In-Doors

Front door first.

Front door first.

We installed the front door! And not only that; we also installed the doors for the screened-in porch and the dog room in the basement. In contrast to the windows with their removable sashes, we found no easy way to make the door frames lighter for installation – the glass does not detach because it’s built into each door, and we didn’t want to mess with any hinges to take off the door. Plus, leaving the doors in added rotational stiffness to the frames and kept them square. The front door really makes a statement with its twin sidelites and geometric patterns… it’ll certainly add a touch of modern to the classic farmhouse style.

The front façade, now with doors. You can still see Camel's Hump through the future breezeway.

The front façade, now with doors. You can still see Camel’s Hump through the future breezeway.

Upstairs we continued to put up interior walls. As I’ve alluded to before, the sequence for installing an interior wall is different than for the load-bearing walls. Since we’ve already built stuff above our heads (in this case the roof trusses), we have to squeeze the wall in between fixed elevations. It’s possible (though not always easy) to wedge a series of studs between the floor and roof; not so if we raise the studs first and then try to fit in a top plate.

Therefore, we construct the interior walls from both the bottom up and the top down. For the ceiling attachment, we nail a strip of plywood to the bottom chord of the roof trusses. If the wall happens to go between two trusses, we install perpendicular blocks across the bay and nail our plywood to that. Next we nail the upper top plate (remember, every wall gets a double top plate) to the plywood, positioned so some plywood sticks out on both sides for drywall attachment. We frame the stud wall with the bottom plate and the lower top plate, and we raise it so the lower top plate meets the upper. Then comes the fun part: somebody grabs Sluggo and whacks the bottom plate, one end at a time, until it lands on our layout line that we chalked on the floor before starting. Getting the hang of this method Terry and Colin raised all the major second-floor walls in a day and a half, including closets.

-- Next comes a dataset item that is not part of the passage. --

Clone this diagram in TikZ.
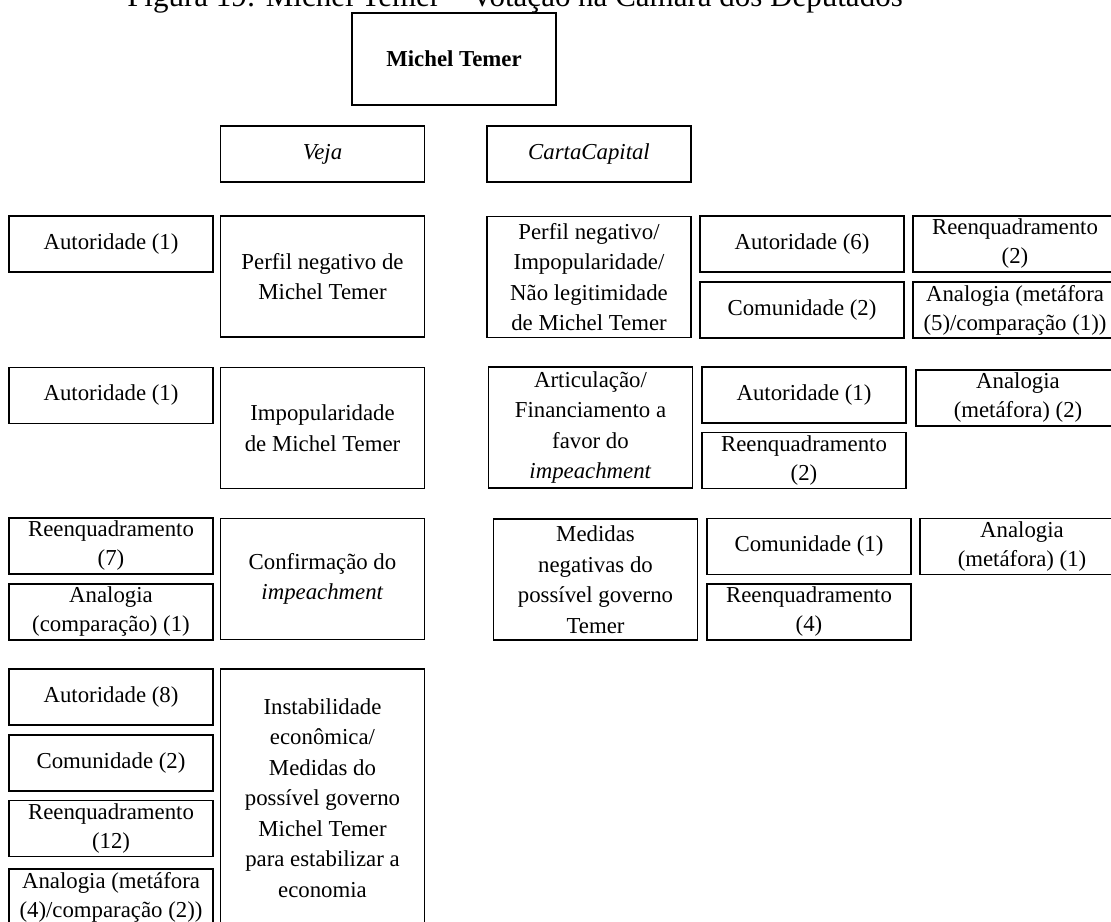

Installing plywood on a roof truss bottom chord. An interior wall runs right here; plywood will support the drywall ceiling.

Installing plywood on a roof truss bottom chord. See below for the interior wall that runs here.

Lots of interior walls built and more in progress on the second floor.

Lots of interior walls built and more in progress on the second floor.

In the basement was a similar story, but not quite. The walk-out side needed an insulating 2×4 wall, and I found myself down there alone to install it. I too opted to nail the upper top plate first, using a ladder as a prop to hold one end of the 16-foot plate high while I nailed the other end in the right place. I cut pressure-treated lumber to separate the stud wall from the concrete slab and ICF walls. With two massive doorways, the stud frames didn’t have a whole lot of studs, so I wedged them in one stud at a time. Turns out the pressure-treated lumber is a whisker thicker than 1½ inches. As a result, I cut my studs too long and needed every trick in the book to squeeze the wall in. Put a spacer block underneath, use a long piece of lumber as a lever, bend the studs a little, go to town with Sluggo… I tried it all, and at one point I needed a hand from Terry anyway. But this story has a happy ending: we got the wall in, and it sure ain’t going nowhere now.

The basement walkout wall with its many openings (including the third door we installed!)

The basement walkout wall with its many openings (including the third door we installed!)

The younger staff have returned to school, leaving just Colin, Terry, and me. As a result our pace has slowed considerably. But we’re fully indoors, protected from the elements, and finally we can call in subcontractors for plumbing and HVAC and other interior trades.